┌──
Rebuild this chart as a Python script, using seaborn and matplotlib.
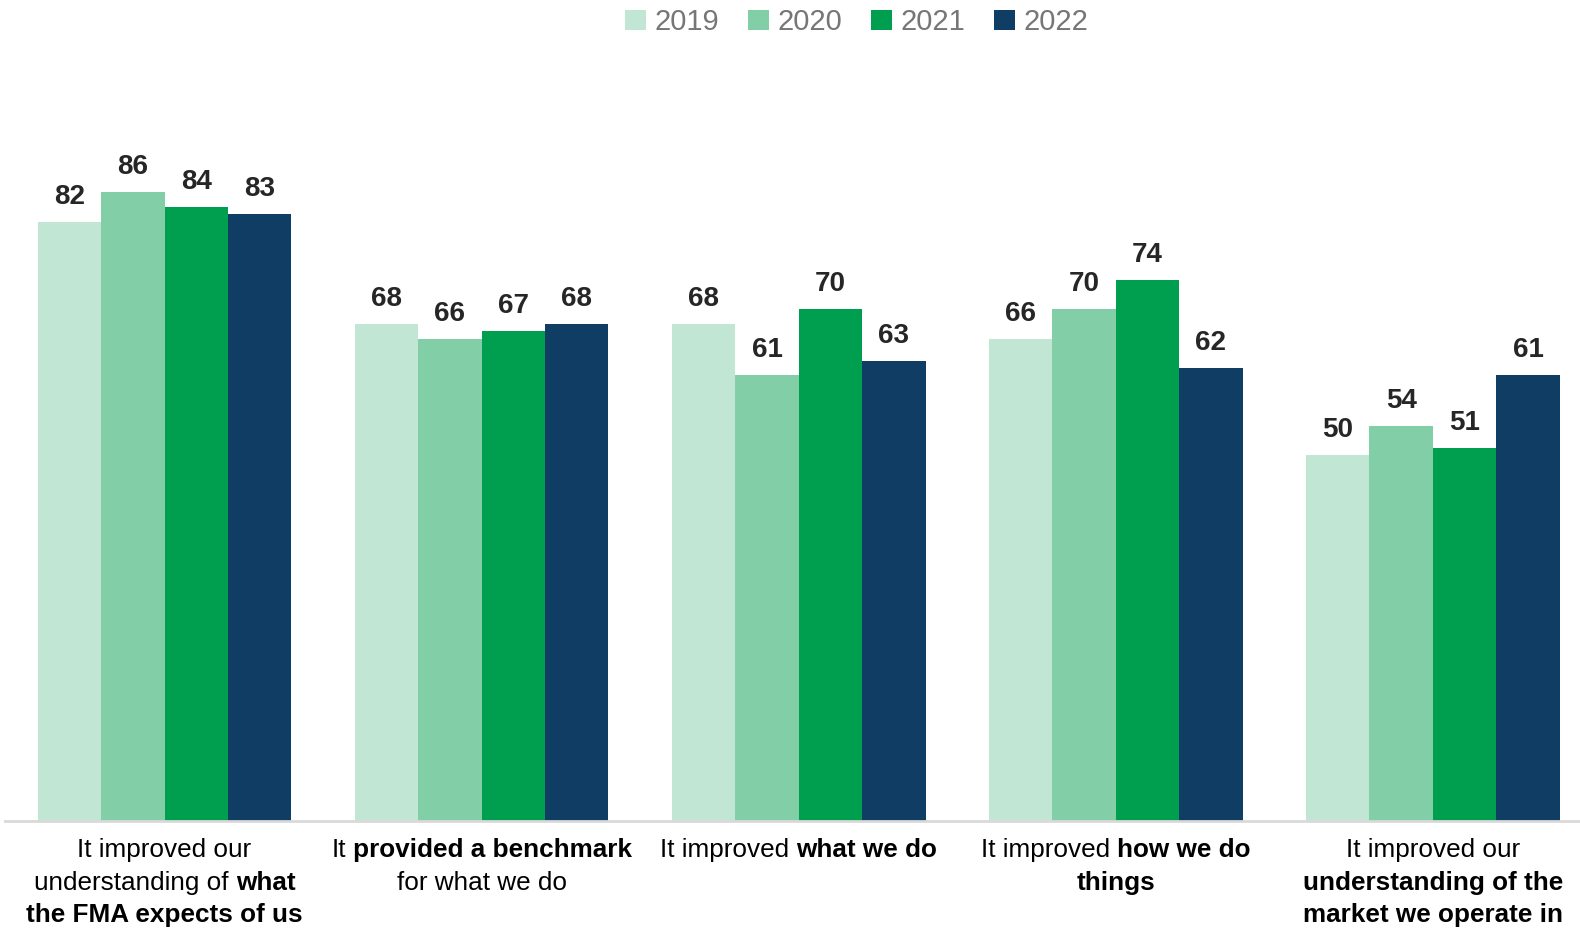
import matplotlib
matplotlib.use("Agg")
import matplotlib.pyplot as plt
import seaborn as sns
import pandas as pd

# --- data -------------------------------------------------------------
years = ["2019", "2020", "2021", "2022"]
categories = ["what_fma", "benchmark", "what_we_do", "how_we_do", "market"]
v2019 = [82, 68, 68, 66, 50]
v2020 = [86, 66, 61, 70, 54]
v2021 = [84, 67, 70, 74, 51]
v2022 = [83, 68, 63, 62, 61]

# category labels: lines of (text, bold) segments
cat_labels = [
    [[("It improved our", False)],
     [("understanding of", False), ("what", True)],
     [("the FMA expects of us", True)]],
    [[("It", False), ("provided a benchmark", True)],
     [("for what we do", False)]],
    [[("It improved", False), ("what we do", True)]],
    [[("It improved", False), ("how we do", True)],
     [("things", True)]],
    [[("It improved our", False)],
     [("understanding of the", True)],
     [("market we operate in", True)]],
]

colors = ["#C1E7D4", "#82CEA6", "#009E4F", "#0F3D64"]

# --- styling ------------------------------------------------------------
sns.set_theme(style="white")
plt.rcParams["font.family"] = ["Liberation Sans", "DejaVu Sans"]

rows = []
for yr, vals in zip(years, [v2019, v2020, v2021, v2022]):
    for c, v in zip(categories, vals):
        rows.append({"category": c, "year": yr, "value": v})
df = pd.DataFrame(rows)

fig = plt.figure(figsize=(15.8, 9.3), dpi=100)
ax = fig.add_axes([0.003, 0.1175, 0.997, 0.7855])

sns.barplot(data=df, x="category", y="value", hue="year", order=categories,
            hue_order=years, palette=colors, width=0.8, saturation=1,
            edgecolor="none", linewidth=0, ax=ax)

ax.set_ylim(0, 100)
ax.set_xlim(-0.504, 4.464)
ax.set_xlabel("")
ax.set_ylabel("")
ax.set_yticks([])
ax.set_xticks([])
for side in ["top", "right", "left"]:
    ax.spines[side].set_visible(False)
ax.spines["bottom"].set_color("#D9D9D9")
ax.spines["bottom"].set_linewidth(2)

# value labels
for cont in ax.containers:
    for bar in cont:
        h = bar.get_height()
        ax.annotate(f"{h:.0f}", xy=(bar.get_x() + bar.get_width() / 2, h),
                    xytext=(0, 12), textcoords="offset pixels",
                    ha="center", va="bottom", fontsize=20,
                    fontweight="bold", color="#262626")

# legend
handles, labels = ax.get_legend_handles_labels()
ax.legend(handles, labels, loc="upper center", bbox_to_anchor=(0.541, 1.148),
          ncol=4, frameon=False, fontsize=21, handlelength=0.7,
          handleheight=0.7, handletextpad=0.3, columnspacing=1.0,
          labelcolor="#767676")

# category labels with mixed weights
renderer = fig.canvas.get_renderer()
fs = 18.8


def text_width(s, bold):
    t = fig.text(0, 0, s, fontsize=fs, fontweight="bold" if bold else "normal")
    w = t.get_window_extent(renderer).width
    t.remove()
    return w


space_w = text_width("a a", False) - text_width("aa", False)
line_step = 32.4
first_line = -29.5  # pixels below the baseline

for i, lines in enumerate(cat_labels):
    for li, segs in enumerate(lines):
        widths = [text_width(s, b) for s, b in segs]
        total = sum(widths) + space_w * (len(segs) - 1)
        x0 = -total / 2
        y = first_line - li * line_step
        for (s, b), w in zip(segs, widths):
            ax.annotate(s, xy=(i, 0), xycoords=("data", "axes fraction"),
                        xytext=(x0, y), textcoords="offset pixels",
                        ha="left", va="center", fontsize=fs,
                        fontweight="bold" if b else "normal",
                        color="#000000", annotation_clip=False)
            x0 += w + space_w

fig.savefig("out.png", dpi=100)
└──
**WHAT TO PRODUCE**
Skip the images and write out the rest of the listing exactly.

**TASK SOLUTION**
Rebuild this chart as a Python script, using seaborn and matplotlib.
import matplotlib
matplotlib.use("Agg")
import matplotlib.pyplot as plt
import seaborn as sns
import pandas as pd

# --- data -------------------------------------------------------------
years = ["2019", "2020", "2021", "2022"]
categories = ["what_fma", "benchmark", "what_we_do", "how_we_do", "market"]
v2019 = [82, 68, 68, 66, 50]
v2020 = [86, 66, 61, 70, 54]
v2021 = [84, 67, 70, 74, 51]
v2022 = [83, 68, 63, 62, 61]

# category labels: lines of (text, bold) segments
cat_labels = [
    [[("It improved our", False)],
     [("understanding of", False), ("what", True)],
     [("the FMA expects of us", True)]],
    [[("It", False), ("provided a benchmark", True)],
     [("for what we do", False)]],
    [[("It improved", False), ("what we do", True)]],
    [[("It improved", False), ("how we do", True)],
     [("things", True)]],
    [[("It improved our", False)],
     [("understanding of the", True)],
     [("market we operate in", True)]],
]

colors = ["#C1E7D4", "#82CEA6", "#009E4F", "#0F3D64"]

# --- styling ------------------------------------------------------------
sns.set_theme(style="white")
plt.rcParams["font.family"] = ["Liberation Sans", "DejaVu Sans"]

rows = []
for yr, vals in zip(years, [v2019, v2020, v2021, v2022]):
    for c, v in zip(categories, vals):
        rows.append({"category": c, "year": yr, "value": v})
df = pd.DataFrame(rows)

fig = plt.figure(figsize=(15.8, 9.3), dpi=100)
ax = fig.add_axes([0.003, 0.1175, 0.997, 0.7855])

sns.barplot(data=df, x="category", y="value", hue="year", order=categories,
            hue_order=years, palette=colors, width=0.8, saturation=1,
            edgecolor="none", linewidth=0, ax=ax)

ax.set_ylim(0, 100)
ax.set_xlim(-0.504, 4.464)
ax.set_xlabel("")
ax.set_ylabel("")
ax.set_yticks([])
ax.set_xticks([])
for side in ["top", "right", "left"]:
    ax.spines[side].set_visible(False)
ax.spines["bottom"].set_color("#D9D9D9")
ax.spines["bottom"].set_linewidth(2)

# value labels
for cont in ax.containers:
    for bar in cont:
        h = bar.get_height()
        ax.annotate(f"{h:.0f}", xy=(bar.get_x() + bar.get_width() / 2, h),
                    xytext=(0, 12), textcoords="offset pixels",
                    ha="center", va="bottom", fontsize=20,
                    fontweight="bold", color="#262626")

# legend
handles, labels = ax.get_legend_handles_labels()
ax.legend(handles, labels, loc="upper center", bbox_to_anchor=(0.541, 1.148),
          ncol=4, frameon=False, fontsize=21, handlelength=0.7,
          handleheight=0.7, handletextpad=0.3, columnspacing=1.0,
          labelcolor="#767676")

# category labels with mixed weights
renderer = fig.canvas.get_renderer()
fs = 18.8


def text_width(s, bold):
    t = fig.text(0, 0, s, fontsize=fs, fontweight="bold" if bold else "normal")
    w = t.get_window_extent(renderer).width
    t.remove()
    return w


space_w = text_width("a a", False) - text_width("aa", False)
line_step = 32.4
first_line = -29.5  # pixels below the baseline

for i, lines in enumerate(cat_labels):
    for li, segs in enumerate(lines):
        widths = [text_width(s, b) for s, b in segs]
        total = sum(widths) + space_w * (len(segs) - 1)
        x0 = -total / 2
        y = first_line - li * line_step
        for (s, b), w in zip(segs, widths):
            ax.annotate(s, xy=(i, 0), xycoords=("data", "axes fraction"),
                        xytext=(x0, y), textcoords="offset pixels",
                        ha="left", va="center", fontsize=fs,
                        fontweight="bold" if b else "normal",
                        color="#000000", annotation_clip=False)
            x0 += w + space_w

fig.savefig("out.png", dpi=100)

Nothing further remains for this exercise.